Thursday, August 04, 2005

We're trying to make a movie, not a film.

When was the last time you saw a great movie?

Not a good movie.

Not Batman Begins cause it was cool and Liam Neeson was great in it.

Not Million Dollar Baby because it won all those Oscars.

Not Ray because everybody talked about it.

I mean the last time you went to a theater and got blown away without somebody telling you, "This movie is going to blow you away."

Sadly, you won't be getting a chance anytime soon.

Neal Gabler, a senior fellow at the Norman Lear Center at USC Annenberg, is the author of "Life the Movie: How Entertainment Conquered Reality, argues in an LA Times editorial that movies just don't matter anymore. His argument claims, in a nutshell that we as Americans have become so enamored with stars and how they live, that we don't even care why they're stars anymore (aka the movies).

Gabler writes:

Movies, television and DVDs are attracting fewer patrons because people, especially young people, value being entertained less than they value knowing about entertainment and entertainers. Movies have become what director Alfred Hitchcock called a "MacGuffin" — a red herring that triggers a plot but has no other inherent value.

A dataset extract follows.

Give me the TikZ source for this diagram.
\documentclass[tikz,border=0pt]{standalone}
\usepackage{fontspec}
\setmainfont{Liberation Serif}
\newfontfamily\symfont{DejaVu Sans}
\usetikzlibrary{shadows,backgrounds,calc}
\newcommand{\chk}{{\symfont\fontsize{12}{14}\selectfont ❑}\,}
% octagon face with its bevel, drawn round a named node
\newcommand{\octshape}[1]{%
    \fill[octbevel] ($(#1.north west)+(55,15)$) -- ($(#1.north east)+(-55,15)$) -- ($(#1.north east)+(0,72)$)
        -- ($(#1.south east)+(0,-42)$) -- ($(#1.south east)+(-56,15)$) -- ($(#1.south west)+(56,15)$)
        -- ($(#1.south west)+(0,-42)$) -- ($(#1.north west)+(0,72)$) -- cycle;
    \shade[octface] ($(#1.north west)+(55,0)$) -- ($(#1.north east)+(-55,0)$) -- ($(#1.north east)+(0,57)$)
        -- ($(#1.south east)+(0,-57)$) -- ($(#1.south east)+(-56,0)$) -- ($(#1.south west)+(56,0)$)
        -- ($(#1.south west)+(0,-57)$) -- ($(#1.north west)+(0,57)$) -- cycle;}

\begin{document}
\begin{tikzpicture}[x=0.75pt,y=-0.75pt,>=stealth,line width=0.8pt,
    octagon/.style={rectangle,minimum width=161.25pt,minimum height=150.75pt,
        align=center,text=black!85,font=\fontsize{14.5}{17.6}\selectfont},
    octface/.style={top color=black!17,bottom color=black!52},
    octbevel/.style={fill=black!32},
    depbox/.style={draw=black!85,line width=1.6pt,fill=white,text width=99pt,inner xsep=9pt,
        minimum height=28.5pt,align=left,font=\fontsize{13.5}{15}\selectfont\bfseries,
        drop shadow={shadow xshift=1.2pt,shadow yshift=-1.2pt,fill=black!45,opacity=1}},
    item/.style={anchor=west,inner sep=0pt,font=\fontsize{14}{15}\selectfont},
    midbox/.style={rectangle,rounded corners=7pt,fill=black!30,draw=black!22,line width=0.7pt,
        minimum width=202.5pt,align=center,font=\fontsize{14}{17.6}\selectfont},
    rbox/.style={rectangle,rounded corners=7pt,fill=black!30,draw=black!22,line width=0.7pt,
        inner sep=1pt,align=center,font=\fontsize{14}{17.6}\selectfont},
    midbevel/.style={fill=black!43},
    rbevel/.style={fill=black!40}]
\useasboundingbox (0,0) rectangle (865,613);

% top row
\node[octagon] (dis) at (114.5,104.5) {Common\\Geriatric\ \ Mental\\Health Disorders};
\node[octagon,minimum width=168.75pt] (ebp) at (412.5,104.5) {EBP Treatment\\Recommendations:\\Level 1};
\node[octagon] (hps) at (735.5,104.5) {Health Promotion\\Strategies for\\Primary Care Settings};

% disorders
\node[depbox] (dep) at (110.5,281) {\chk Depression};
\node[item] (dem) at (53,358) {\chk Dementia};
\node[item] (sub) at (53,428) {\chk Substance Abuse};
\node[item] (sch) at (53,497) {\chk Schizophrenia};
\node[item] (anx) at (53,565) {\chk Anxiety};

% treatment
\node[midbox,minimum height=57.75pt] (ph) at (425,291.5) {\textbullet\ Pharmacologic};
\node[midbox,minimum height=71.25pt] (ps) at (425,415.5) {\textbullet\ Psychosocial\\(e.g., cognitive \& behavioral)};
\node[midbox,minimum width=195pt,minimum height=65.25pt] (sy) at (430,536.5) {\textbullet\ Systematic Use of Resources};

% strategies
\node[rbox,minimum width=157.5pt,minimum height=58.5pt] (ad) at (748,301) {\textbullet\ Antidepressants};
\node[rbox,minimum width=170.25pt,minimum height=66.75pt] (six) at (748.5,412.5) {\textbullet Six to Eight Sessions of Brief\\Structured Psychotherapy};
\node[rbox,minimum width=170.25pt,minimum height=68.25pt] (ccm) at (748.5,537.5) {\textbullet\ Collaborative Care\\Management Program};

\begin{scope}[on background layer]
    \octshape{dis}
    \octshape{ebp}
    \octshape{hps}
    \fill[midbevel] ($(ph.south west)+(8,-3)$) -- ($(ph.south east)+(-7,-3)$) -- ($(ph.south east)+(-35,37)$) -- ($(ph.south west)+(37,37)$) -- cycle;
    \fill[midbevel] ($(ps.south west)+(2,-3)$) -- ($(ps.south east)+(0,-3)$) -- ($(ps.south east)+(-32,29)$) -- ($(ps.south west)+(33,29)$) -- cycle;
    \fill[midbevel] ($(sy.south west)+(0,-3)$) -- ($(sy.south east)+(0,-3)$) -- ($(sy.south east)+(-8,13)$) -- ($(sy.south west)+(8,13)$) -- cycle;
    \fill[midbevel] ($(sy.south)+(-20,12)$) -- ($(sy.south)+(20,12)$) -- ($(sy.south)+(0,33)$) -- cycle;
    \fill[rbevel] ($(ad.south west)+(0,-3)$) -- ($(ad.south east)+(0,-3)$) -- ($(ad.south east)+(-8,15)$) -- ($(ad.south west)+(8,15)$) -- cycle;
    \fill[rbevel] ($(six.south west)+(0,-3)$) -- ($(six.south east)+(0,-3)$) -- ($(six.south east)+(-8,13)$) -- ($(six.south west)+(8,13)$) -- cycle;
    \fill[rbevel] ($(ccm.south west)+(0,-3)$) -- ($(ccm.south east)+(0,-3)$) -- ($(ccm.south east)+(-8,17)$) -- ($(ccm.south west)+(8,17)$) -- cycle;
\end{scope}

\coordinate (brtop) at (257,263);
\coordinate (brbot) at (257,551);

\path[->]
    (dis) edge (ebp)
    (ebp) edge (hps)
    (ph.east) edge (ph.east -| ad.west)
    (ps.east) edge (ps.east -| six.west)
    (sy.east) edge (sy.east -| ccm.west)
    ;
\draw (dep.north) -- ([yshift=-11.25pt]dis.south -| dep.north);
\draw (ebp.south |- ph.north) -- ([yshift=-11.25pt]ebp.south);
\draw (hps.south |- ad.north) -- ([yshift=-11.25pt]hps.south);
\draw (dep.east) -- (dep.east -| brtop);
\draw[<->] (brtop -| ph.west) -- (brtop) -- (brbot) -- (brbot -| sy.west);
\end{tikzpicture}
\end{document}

Like MacGuffins, movies have little inherent purpose except to be talked about, written about, learned about — shared as information.
This culture of Access Hollywood, People Magazine, and "The Fabolous Life of..." on VH1 is now making us dream, whereas crazy ideas like putting a movie in space simply doesn't do the job anymore.

And part of this stems from Hollywood paying too much attention to questions like "Will this make money?" and "Will this play in the Midwest?" Right before cable exploded, the credo about television was that "The best shows never air because they never get past the pilot phase." Film, an artform that should allow visual and other sensual expression, should not be held back because Kansas won't like it or a focus group didn't laugh accordingly.

We're too busy trying to know everything, to guess how movies will end before we see them (Spoiler Alert, anyone?). We will concede the actual experience of seeing the movie if we can assume how it ends. But come on... somebody, somewhere has a script we've never heard with characters we've never met and a story we've never been told. That's the one I want to hear. That's the one that will leave me saying, "Wow."

As opposed to the Dukes of Hazzard, which will inevitably leave me saying, "Wow.... that was crap."

2 comments:

thehim said...

You have to drag me kicking and screaming to any movie theatre these days. I even hate most of the ones that are critically acclaimed. I was worried that it was because I'm becoming a grumpy old hag, but I find that a lot of people are on the same page. Movies really do just suck.

MatthewA said...

I get worried sometimes at the sentiment of "movies just aren't as good as they used to be." I point to the example of music, where it seems like everybody thinks the golden age of music falls around the time they were in high school and college.

Movies don't fall into the same description, but can at times. Ask the average moviegoer now about their opinion of black and white movies, and they'll give you a sentiment about how they're all old and very primitive.

But movies at large lately don't challenge you. They're either sequels of movies that challenged you once upon a time, or they're the Dukes of Hazzard, a remake of some 70s-80s fairly popular TV show that may provide fond memories but no one would honestly miss it if it went away forever (see: Starsky & Hutch, Charlie's Angels, etc...).